**Written instruction:**
Below are the records; extract from them the line containing "Emit a Python" to the line containing "import seaborn as sns", both lines included, exactly and with no pictures.

[Source code of charts]

----

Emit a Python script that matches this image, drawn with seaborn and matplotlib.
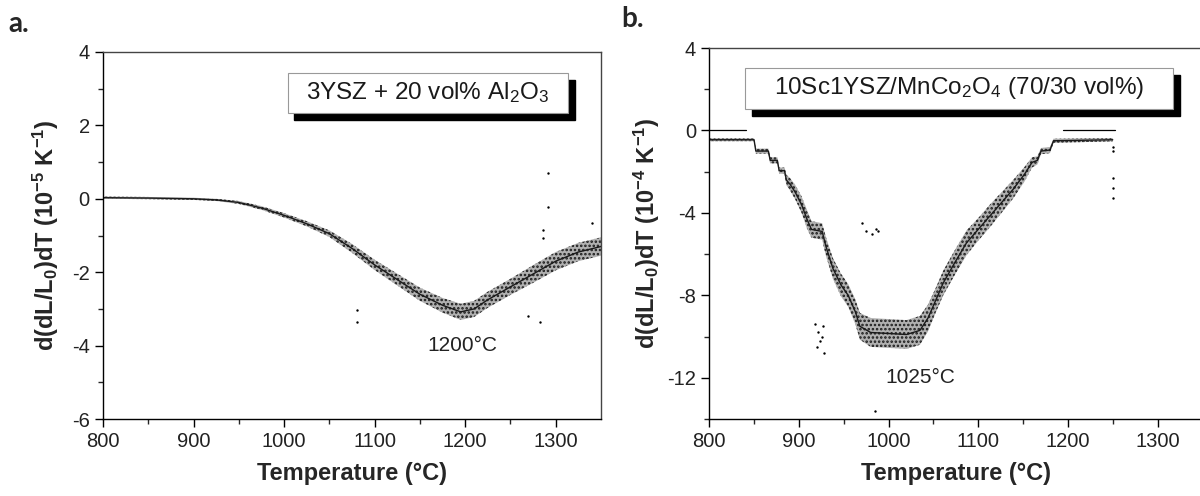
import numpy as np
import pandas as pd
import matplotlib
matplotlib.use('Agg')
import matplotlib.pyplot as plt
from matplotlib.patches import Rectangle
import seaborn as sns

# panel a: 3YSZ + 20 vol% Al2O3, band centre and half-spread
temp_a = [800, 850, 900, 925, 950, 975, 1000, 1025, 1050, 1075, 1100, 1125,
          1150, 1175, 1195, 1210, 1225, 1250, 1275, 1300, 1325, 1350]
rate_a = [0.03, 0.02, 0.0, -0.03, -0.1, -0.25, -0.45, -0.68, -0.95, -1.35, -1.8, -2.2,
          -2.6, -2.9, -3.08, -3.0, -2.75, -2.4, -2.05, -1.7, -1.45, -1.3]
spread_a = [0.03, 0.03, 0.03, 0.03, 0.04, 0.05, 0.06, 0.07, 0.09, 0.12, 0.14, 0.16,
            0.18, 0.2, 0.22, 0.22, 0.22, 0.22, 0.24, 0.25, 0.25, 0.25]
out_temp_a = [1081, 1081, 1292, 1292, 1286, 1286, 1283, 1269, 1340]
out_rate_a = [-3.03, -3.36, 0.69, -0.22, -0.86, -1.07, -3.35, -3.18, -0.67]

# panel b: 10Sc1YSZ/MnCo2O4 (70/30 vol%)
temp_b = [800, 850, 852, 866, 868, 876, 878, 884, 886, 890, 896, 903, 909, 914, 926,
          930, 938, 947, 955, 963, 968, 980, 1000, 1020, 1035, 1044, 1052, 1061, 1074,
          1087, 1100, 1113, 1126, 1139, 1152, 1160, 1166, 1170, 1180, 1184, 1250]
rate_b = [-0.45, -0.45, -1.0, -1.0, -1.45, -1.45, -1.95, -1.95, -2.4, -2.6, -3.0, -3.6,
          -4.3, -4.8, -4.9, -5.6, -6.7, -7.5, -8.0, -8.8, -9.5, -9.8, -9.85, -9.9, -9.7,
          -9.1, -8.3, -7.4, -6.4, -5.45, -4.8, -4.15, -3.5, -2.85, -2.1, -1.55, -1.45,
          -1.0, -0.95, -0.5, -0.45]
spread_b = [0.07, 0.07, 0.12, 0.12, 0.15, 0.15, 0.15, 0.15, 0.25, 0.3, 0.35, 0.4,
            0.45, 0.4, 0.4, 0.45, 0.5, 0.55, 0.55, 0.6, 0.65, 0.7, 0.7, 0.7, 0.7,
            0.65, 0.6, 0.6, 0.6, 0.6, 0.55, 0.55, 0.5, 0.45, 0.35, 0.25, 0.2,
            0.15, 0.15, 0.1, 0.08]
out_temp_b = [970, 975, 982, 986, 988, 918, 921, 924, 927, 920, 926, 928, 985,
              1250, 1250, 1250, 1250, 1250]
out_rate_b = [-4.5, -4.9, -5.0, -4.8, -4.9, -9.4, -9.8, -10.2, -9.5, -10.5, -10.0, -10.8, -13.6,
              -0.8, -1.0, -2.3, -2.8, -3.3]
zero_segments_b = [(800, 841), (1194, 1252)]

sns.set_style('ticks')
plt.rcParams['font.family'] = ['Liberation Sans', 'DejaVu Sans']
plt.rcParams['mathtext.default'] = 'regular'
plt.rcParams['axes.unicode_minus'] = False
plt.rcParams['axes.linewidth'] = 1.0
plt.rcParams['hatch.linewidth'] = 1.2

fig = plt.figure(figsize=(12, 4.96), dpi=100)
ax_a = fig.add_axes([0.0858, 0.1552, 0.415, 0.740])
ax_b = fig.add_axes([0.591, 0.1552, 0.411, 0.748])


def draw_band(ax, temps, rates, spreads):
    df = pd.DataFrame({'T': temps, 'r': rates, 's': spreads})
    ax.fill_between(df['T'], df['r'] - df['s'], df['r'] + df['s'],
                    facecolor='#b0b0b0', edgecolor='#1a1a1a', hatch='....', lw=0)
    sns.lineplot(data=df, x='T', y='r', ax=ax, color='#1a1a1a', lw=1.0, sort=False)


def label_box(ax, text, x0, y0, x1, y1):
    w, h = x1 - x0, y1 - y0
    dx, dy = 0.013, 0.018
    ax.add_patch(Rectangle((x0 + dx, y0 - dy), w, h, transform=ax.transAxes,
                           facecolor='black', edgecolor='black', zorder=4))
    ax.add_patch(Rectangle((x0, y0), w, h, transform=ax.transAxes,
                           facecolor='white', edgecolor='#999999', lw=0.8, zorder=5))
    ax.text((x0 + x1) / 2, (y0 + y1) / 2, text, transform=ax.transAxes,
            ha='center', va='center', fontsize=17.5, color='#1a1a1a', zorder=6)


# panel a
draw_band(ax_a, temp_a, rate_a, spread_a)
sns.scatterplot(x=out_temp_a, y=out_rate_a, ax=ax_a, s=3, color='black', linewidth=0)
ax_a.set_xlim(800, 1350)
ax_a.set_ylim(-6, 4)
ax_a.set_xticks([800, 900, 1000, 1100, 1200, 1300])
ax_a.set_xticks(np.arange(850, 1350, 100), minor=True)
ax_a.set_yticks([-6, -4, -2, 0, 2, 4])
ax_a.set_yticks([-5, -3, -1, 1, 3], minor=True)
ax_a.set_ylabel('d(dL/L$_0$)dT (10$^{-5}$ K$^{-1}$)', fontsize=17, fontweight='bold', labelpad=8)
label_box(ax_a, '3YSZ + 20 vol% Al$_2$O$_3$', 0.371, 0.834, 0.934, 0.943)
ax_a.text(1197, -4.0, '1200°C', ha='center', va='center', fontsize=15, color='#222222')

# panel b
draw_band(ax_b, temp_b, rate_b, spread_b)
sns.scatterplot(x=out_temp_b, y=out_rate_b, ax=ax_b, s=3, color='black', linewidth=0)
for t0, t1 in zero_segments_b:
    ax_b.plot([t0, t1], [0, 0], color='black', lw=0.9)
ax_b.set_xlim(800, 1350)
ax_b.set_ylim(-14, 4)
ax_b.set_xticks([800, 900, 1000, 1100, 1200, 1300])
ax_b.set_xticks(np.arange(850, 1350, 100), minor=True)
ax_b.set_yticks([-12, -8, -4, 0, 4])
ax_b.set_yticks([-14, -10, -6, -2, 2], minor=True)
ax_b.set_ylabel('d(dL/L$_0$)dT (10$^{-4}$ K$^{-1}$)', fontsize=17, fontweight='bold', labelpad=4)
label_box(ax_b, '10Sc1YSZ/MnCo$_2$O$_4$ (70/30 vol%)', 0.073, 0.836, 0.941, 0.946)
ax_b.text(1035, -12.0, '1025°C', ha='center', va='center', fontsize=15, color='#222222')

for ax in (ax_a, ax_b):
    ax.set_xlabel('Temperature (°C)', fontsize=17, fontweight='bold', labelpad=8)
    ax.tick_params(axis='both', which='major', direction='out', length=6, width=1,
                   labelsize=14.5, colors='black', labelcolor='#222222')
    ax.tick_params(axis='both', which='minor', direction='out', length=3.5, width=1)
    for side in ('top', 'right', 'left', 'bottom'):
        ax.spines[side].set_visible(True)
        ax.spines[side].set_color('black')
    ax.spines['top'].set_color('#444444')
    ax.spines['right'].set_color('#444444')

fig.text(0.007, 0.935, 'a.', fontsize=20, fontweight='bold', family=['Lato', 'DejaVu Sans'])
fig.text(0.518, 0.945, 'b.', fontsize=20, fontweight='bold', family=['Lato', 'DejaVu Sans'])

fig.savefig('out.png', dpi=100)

----

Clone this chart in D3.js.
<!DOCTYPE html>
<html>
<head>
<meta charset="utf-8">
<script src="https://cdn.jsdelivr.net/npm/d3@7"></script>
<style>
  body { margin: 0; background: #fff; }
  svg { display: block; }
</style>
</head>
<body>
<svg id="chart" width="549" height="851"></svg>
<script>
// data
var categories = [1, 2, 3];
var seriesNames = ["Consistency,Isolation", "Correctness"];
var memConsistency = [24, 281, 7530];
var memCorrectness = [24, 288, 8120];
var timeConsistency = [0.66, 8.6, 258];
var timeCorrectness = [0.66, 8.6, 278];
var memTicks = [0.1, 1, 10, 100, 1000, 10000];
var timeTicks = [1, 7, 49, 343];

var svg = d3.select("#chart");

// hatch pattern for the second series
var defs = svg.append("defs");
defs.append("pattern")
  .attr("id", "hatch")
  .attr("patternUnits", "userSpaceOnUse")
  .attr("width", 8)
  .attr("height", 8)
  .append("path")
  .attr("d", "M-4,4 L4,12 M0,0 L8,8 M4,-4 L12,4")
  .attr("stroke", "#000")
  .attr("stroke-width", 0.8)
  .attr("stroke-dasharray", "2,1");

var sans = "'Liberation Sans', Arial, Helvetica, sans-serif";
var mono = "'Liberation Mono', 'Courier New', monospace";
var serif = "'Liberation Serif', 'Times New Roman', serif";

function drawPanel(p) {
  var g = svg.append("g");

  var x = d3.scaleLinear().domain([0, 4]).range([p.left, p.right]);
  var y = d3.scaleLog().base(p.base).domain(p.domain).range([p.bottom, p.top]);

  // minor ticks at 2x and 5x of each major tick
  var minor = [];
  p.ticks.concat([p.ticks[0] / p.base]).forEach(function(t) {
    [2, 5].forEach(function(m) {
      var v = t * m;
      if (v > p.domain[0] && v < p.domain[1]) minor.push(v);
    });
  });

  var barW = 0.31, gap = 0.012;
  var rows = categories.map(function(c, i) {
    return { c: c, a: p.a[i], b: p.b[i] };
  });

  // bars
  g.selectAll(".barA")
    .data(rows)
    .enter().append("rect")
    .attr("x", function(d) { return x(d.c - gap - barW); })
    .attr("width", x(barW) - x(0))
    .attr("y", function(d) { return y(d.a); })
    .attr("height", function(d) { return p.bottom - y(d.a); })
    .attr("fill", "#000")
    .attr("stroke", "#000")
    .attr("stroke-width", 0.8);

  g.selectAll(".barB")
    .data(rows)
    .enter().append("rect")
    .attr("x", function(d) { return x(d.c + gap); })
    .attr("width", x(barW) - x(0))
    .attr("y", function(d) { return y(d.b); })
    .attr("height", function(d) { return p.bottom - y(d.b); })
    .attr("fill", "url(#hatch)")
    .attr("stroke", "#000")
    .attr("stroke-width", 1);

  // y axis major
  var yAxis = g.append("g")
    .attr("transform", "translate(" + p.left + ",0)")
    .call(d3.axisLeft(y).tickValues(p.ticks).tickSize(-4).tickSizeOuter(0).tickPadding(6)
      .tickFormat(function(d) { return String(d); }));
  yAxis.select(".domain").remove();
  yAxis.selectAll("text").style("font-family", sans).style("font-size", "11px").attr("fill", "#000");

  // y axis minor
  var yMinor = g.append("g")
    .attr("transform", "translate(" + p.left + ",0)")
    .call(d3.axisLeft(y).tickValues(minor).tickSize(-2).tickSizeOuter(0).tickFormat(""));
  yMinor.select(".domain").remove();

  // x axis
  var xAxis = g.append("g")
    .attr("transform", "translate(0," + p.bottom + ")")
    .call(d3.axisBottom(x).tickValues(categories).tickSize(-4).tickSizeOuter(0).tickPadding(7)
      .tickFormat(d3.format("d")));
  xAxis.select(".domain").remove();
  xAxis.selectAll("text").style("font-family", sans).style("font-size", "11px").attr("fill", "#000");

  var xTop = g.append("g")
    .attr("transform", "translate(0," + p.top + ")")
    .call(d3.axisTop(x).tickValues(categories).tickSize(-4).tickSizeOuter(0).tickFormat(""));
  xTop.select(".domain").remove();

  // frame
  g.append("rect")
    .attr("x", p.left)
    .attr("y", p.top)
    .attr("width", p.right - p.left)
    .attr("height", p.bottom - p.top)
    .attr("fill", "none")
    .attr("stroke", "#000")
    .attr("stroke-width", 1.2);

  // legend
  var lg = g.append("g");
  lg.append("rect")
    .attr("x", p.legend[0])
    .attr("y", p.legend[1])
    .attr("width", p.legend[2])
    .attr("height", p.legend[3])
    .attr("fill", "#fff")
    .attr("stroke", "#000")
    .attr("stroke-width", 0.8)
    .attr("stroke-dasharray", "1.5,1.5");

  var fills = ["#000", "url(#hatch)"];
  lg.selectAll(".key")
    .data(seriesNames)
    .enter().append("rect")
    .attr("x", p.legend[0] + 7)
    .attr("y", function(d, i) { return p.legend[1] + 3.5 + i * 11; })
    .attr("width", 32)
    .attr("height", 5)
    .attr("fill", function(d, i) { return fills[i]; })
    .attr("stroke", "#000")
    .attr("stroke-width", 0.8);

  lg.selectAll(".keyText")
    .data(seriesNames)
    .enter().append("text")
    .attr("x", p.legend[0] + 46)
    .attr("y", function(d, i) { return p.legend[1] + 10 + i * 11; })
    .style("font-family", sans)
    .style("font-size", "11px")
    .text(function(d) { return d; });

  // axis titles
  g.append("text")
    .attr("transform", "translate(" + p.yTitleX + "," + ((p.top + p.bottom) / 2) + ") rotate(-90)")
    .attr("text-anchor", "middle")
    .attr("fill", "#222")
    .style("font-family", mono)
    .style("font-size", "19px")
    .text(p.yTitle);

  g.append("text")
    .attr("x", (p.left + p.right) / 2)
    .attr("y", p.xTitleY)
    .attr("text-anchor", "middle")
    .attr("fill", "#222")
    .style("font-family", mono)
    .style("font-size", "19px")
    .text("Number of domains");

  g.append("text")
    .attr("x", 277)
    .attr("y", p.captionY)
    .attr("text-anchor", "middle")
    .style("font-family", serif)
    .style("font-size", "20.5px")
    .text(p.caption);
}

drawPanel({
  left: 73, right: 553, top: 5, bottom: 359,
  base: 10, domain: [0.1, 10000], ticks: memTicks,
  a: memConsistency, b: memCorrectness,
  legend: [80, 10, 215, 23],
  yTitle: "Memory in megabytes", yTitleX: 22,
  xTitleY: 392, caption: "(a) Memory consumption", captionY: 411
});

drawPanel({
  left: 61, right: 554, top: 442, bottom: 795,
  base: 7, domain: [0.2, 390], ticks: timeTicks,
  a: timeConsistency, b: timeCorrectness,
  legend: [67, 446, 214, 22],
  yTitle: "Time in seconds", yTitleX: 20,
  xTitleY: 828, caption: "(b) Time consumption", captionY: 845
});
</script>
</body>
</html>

----

**Written answer:**
Emit a Python script that matches this image, drawn with seaborn and matplotlib.
import numpy as np
import pandas as pd
import matplotlib
matplotlib.use('Agg')
import matplotlib.pyplot as plt
from matplotlib.patches import Rectangle
import seaborn as sns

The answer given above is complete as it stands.